Expanding the vision of self

 “the wonderful things that may happen if you break the ropes that are holding you...” Mary Oliver

 

If we find a true teacher, they can show us the way to freedom from the bondage we create for ourselves. The path of progress in yoga requires discipline and sincerity.

When I was younger, my teacher made it clear when I wasn’t ready for the advanced postures. I remember he taught this pose in the advanced class, almost 16 years ago. He said, basically, “roll the front thigh out. the front pelvic head should press the foot, the back upper thigh rolls out. If you can’t do that, you aren’t ready for more.” We weren’t allowed to bend the back leg. He kept a firm grip on the class. Now I recognize the love in that forbidding tone.

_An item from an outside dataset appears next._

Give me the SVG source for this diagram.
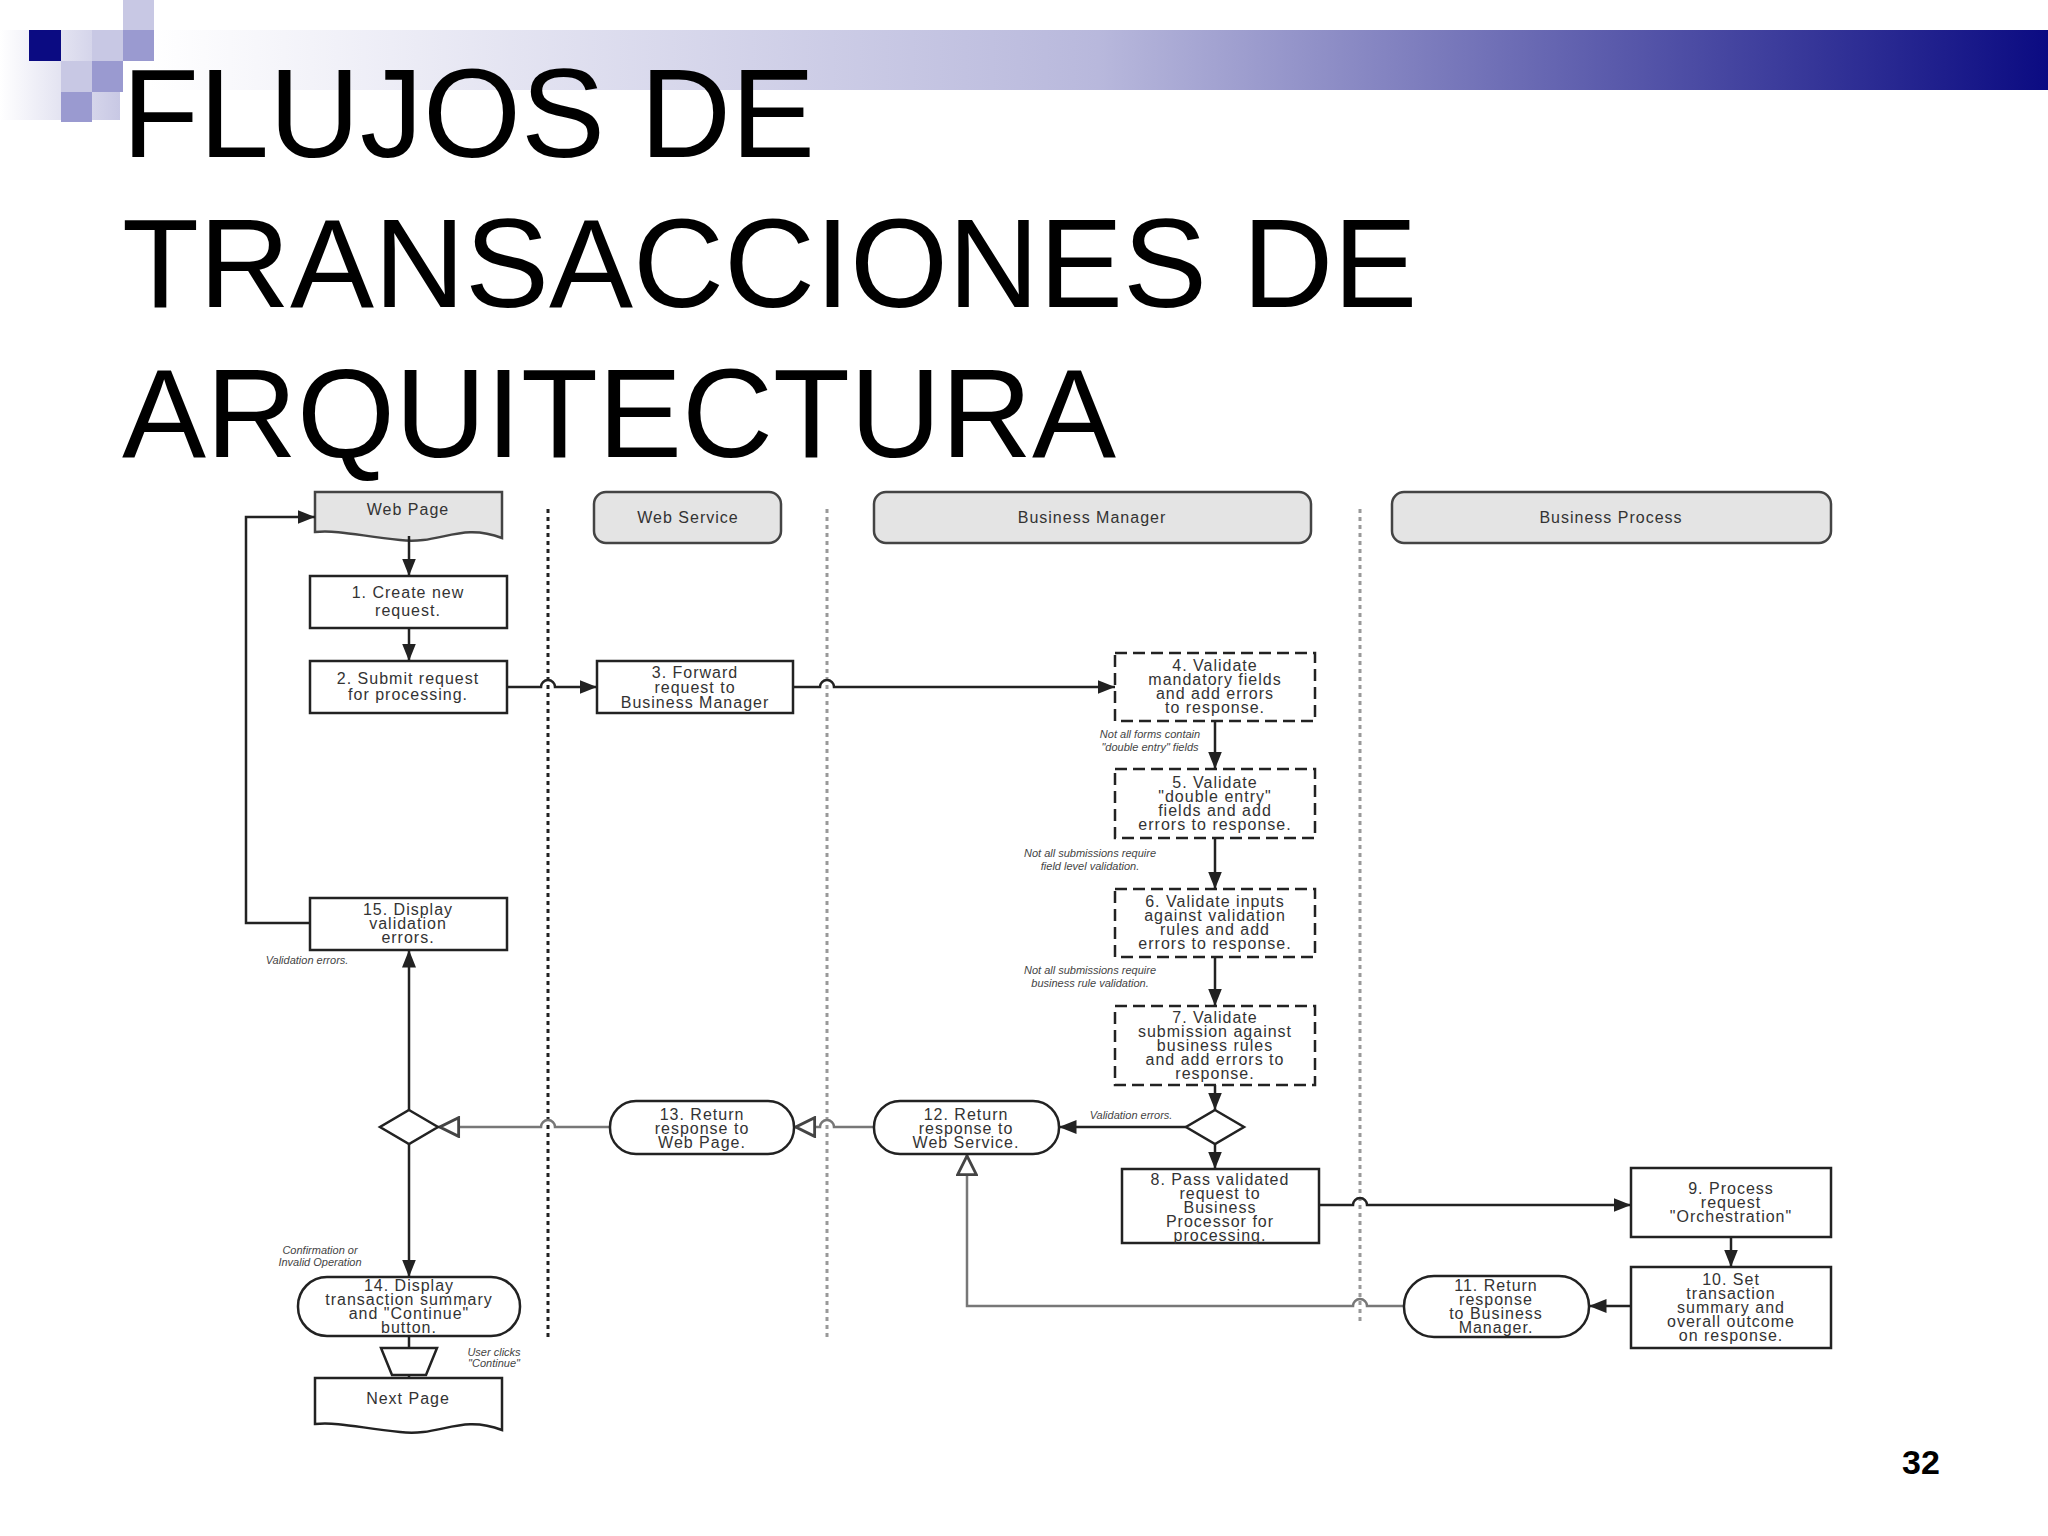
<svg xmlns="http://www.w3.org/2000/svg" width="2048" height="1536" viewBox="0 0 2048 1536">
<style>
.t{font-family:"Liberation Sans",Arial,sans-serif;font-size:16px;fill:#333;text-anchor:middle;letter-spacing:1px}
.s{font-family:"Liberation Sans",Arial,sans-serif;font-size:11px;fill:#444;font-style:italic;text-anchor:middle}
.b{fill:#fff;stroke:#222;stroke-width:2.5}
.d{fill:#fff;stroke:#222;stroke-width:2.5;stroke-dasharray:12 6}
.h{fill:#e4e4e4;stroke:#444;stroke-width:2.5}
.c{fill:none;stroke:#222;stroke-width:2.5}
.g{fill:none;stroke:#777;stroke-width:2.5}
</style>
<defs>
<linearGradient id="bg" x1="0" x2="1" y1="0" y2="0">
<stop offset="0" stop-color="#fff"/><stop offset="0.5" stop-color="#b8b8dc"/><stop offset="1" stop-color="#0b0b82"/>
</linearGradient>
<linearGradient id="lg" x1="0" x2="1"><stop offset="0" stop-color="#fff"/><stop offset="1" stop-color="#c8c8e4"/></linearGradient>
<marker id="a" viewBox="0 0 10 10" refX="10" refY="5" markerWidth="7" markerHeight="7" orient="auto-start-reverse"><path d="M0,1L10,5L0,9z" fill="#222"/></marker>
<marker id="o" viewBox="0 0 12 12" refX="12" refY="6" markerWidth="9" markerHeight="9" orient="auto"><path d="M1,1L11,6L1,11z" fill="#fff" stroke="#444" stroke-width="1.5"/></marker>
</defs>
<rect width="2048" height="1536" fill="#fff"/>
<g id="banner">
<rect x="0" y="30" width="120" height="90" fill="url(#lg)"/>
<rect x="150" y="30" width="1898" height="60" fill="url(#bg)"/>
<rect x="123" y="0" width="31" height="30" fill="#c8c8e4"/>
<rect x="92" y="30" width="31" height="31" fill="#c8c8e4"/>
<rect x="123" y="30" width="31" height="31" fill="#9a9ad0"/>
<rect x="29" y="30" width="32" height="31" fill="#0b0b82"/>
<rect x="61" y="61" width="31" height="31" fill="#c8c8e4"/>
<rect x="92" y="61" width="31" height="31" fill="#9a9ad0"/>
<rect x="61" y="92" width="31" height="30" fill="#9a9ad0"/>
</g>
<g id="title" font-family="Liberation Sans,Arial,sans-serif" font-size="126" fill="#000">
<text x="122" y="157">FLUJOS DE</text>
<text x="122" y="307">TRANSACCIONES DE</text>
<text x="122" y="457">ARQUITECTURA</text>
</g>
<text x="1902" y="1474" font-family="Liberation Sans,Arial,sans-serif" font-size="34" font-weight="bold">32</text>
<g id="lanes">
<line x1="548" y1="509" x2="548" y2="1339" stroke="#222" stroke-width="3" stroke-dasharray="4 4"/>
<line x1="827" y1="509" x2="827" y2="1339" stroke="#999" stroke-width="3" stroke-dasharray="4 4"/>
<line x1="1360" y1="509" x2="1360" y2="1325" stroke="#999" stroke-width="3" stroke-dasharray="4 4"/>
</g>
<g id="hdr-webpage"><path class="h" d="M315,492H502V538C460,522 440,545 400,540C360,536 340,530 315,532Z"/><text class="t" x="408" y="515">Web Page</text></g>
<g id="hdr-webservice"><rect class="h" x="594" y="492" width="187" height="51" rx="12"/><text class="t" x="688" y="523">Web Service</text></g>
<g id="hdr-bm"><rect class="h" x="874" y="492" width="437" height="51" rx="12"/><text class="t" x="1092" y="523">Business Manager</text></g>
<g id="hdr-bp"><rect class="h" x="1392" y="492" width="439" height="51" rx="12"/><text class="t" x="1611" y="523">Business Process</text></g>
<g id="connectors">
<line class="c" x1="409" y1="536" x2="409" y2="576" marker-end="url(#a)"/>
<line class="c" x1="409" y1="628" x2="409" y2="661" marker-end="url(#a)"/>
<path class="c" d="M507,687H541A7,7 0 0 1 555,687H597" marker-end="url(#a)"/>
<path class="c" d="M793,687H820A7,7 0 0 1 834,687H1115" marker-end="url(#a)"/>
<line class="c" x1="1215" y1="721" x2="1215" y2="769" marker-end="url(#a)"/>
<line class="c" x1="1215" y1="838" x2="1215" y2="889" marker-end="url(#a)"/>
<line class="c" x1="1215" y1="957" x2="1215" y2="1006" marker-end="url(#a)"/>
<line class="c" x1="1215" y1="1085" x2="1215" y2="1110" marker-end="url(#a)"/>
<line class="c" x1="1215" y1="1144" x2="1215" y2="1169" marker-end="url(#a)"/>
<line class="c" x1="1186" y1="1127" x2="1059" y2="1127" marker-end="url(#a)"/>
<path class="c" d="M1319,1205H1353A7,7 0 0 1 1367,1205H1631" marker-end="url(#a)"/>
<line class="c" x1="1731" y1="1237" x2="1731" y2="1267" marker-end="url(#a)"/>
<line class="c" x1="1631" y1="1306" x2="1589" y2="1306" marker-end="url(#a)"/>
<path class="g" d="M1404,1306H1367A7,7 0 0 0 1353,1306H967V1154" marker-end="url(#o)"/>
<path class="g" d="M874,1127H834A7,7 0 0 0 820,1127H794" marker-end="url(#o)"/>
<path class="g" d="M610,1127H555A7,7 0 0 0 541,1127H438" marker-end="url(#o)"/>
<line class="c" x1="409" y1="1110" x2="409" y2="950" marker-end="url(#a)"/>
<line class="c" x1="409" y1="1144" x2="409" y2="1277" marker-end="url(#a)"/>
<line class="c" x1="409" y1="1336" x2="409" y2="1348"/>
<line class="c" x1="409" y1="1375" x2="409" y2="1378" marker-end="url(#a)"/>
<path class="c" d="M310,923H246V517H315" marker-end="url(#a)"/>
</g>
<g id="n1"><rect class="b" x="310" y="576" width="197" height="52"/><text class="t" x="408" y="598">1. Create new</text><text class="t" x="408" y="616">request.</text></g>
<g id="n2"><rect class="b" x="310" y="661" width="197" height="52"/><text class="t" x="408" y="684">2. Submit request</text><text class="t" x="408" y="700">for processing.</text></g>
<g id="n3"><rect class="b" x="597" y="661" width="196" height="52"/><text class="t" x="695" y="678">3. Forward</text><text class="t" x="695" y="693">request to</text><text class="t" x="695" y="708">Business Manager</text></g>
<g id="n4"><rect class="d" x="1115" y="653" width="200" height="68"/><text class="t" x="1215" y="671">4. Validate</text><text class="t" x="1215" y="685">mandatory fields</text><text class="t" x="1215" y="699">and add errors</text><text class="t" x="1215" y="713">to response.</text></g>
<g id="n5"><rect class="d" x="1115" y="769" width="200" height="69"/><text class="t" x="1215" y="788">5. Validate</text><text class="t" x="1215" y="802">"double entry"</text><text class="t" x="1215" y="816">fields and add</text><text class="t" x="1215" y="830">errors to response.</text></g>
<g id="n6"><rect class="d" x="1115" y="889" width="200" height="68"/><text class="t" x="1215" y="907">6. Validate inputs</text><text class="t" x="1215" y="921">against validation</text><text class="t" x="1215" y="935">rules and add</text><text class="t" x="1215" y="949">errors to response.</text></g>
<g id="n7"><rect class="d" x="1115" y="1006" width="200" height="79"/><text class="t" x="1215" y="1023">7. Validate</text><text class="t" x="1215" y="1037">submission against</text><text class="t" x="1215" y="1051">business rules</text><text class="t" x="1215" y="1065">and add errors to</text><text class="t" x="1215" y="1079">response.</text></g>
<g id="dmR"><path class="b" d="M1215,1110L1244,1127L1215,1144L1186,1127Z" stroke-width="2"/></g>
<g id="n8"><rect class="b" x="1122" y="1169" width="197" height="74"/><text class="t" x="1220" y="1185">8. Pass validated</text><text class="t" x="1220" y="1199">request to</text><text class="t" x="1220" y="1213">Business</text><text class="t" x="1220" y="1227">Processor for</text><text class="t" x="1220" y="1241">processing.</text></g>
<g id="n9"><rect class="b" x="1631" y="1168" width="200" height="69"/><text class="t" x="1731" y="1194">9. Process</text><text class="t" x="1731" y="1208">request</text><text class="t" x="1731" y="1222">"Orchestration"</text></g>
<g id="n10"><rect class="b" x="1631" y="1267" width="200" height="81"/><text class="t" x="1731" y="1285">10. Set</text><text class="t" x="1731" y="1299">transaction</text><text class="t" x="1731" y="1313">summary and</text><text class="t" x="1731" y="1327">overall outcome</text><text class="t" x="1731" y="1341">on response.</text></g>
<g id="n11"><rect class="b" x="1404" y="1276" width="185" height="61" rx="30" stroke-width="2"/><text class="t" x="1496" y="1291">11. Return</text><text class="t" x="1496" y="1305">response</text><text class="t" x="1496" y="1319">to Business</text><text class="t" x="1496" y="1333">Manager.</text></g>
<g id="n12"><rect class="b" x="874" y="1101" width="185" height="53" rx="26" stroke-width="2"/><text class="t" x="966" y="1120">12. Return</text><text class="t" x="966" y="1134">response to</text><text class="t" x="966" y="1148">Web Service.</text></g>
<g id="n13"><rect class="b" x="610" y="1101" width="184" height="53" rx="26" stroke-width="2"/><text class="t" x="702" y="1120">13. Return</text><text class="t" x="702" y="1134">response to</text><text class="t" x="702" y="1148">Web Page.</text></g>
<g id="dmL"><path class="b" d="M409,1110L438,1127L409,1144L380,1127Z" stroke-width="2"/></g>
<g id="n15"><rect class="b" x="310" y="898" width="197" height="52"/><text class="t" x="408" y="915">15. Display</text><text class="t" x="408" y="929">validation</text><text class="t" x="408" y="943">errors.</text></g>
<g id="n14"><rect class="b" x="298" y="1277" width="222" height="59" rx="29" stroke-width="2"/><text class="t" x="409" y="1291">14. Display</text><text class="t" x="409" y="1305">transaction summary</text><text class="t" x="409" y="1319">and "Continue"</text><text class="t" x="409" y="1333">button.</text></g>
<g id="manual"><path class="b" d="M381,1348H437L426,1375H392Z" stroke-width="2"/></g>
<g id="next"><path class="b" stroke-width="2" d="M315,1378H502V1430C460,1414 440,1437 400,1432C360,1428 340,1422 315,1424Z"/><text class="t" x="408" y="1404">Next Page</text></g>
<g id="labels">
<text class="s" x="1150" y="738">Not all forms contain</text><text class="s" x="1150" y="751">"double entry" fields</text>
<text class="s" x="1090" y="857">Not all submissions require</text><text class="s" x="1090" y="870">field level validation.</text>
<text class="s" x="1090" y="974">Not all submissions require</text><text class="s" x="1090" y="987">business rule validation.</text>
<text class="s" x="307" y="964">Validation errors.</text>
<text class="s" x="1131" y="1119">Validation errors.</text>
<text class="s" x="320" y="1254">Confirmation or</text><text class="s" x="320" y="1266">Invalid Operation</text>
<text class="s" x="494" y="1356">User clicks</text><text class="s" x="494" y="1367">"Continue"</text>
</g>
</svg>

In practice, in life, the student has the choice to decide to listen to a teacher’s guidance. Are the teachings trustworthy? What will happen if we learn to follow their lead?  The wise teacher shows the student how to navigate beyond the ego and perform their real work.  The student has to mature enough to work on the lessons given, to be ready for the next steps. I have, eventually, let the practice unfold from the foundations, as I’ve been taught, and it’s astonishing what happens.

Last fall, shortly after a teaching-related strain, there was a workshop with my teacher. Not yet healed, i felt a little scared about not knowing what was safe to do in my practice, and told him that. He stared in my eyes directly saying emphatically, “YOU can do EVERYTHING.” Then he repeated it.

It isn’t that everything is coming easily. It takes intelligent preparation. It isn’t that there’s never imbalances or pains or stressors—those happen. Iyengar Yoga practice really does teach how to take care of oneself, giving the tools address the issues, a methodology for taking the right steps forward and learning under all the changing conditions. Once we realize that, we are free.

In the wholeheartedness of concentration,” the poet Jane Hirshfield wrote in her inquiry into the effortless effort of creativity, “world and self begin to cohere. With that state comes an enlarging: of what may be known, what may be felt, what may be done.”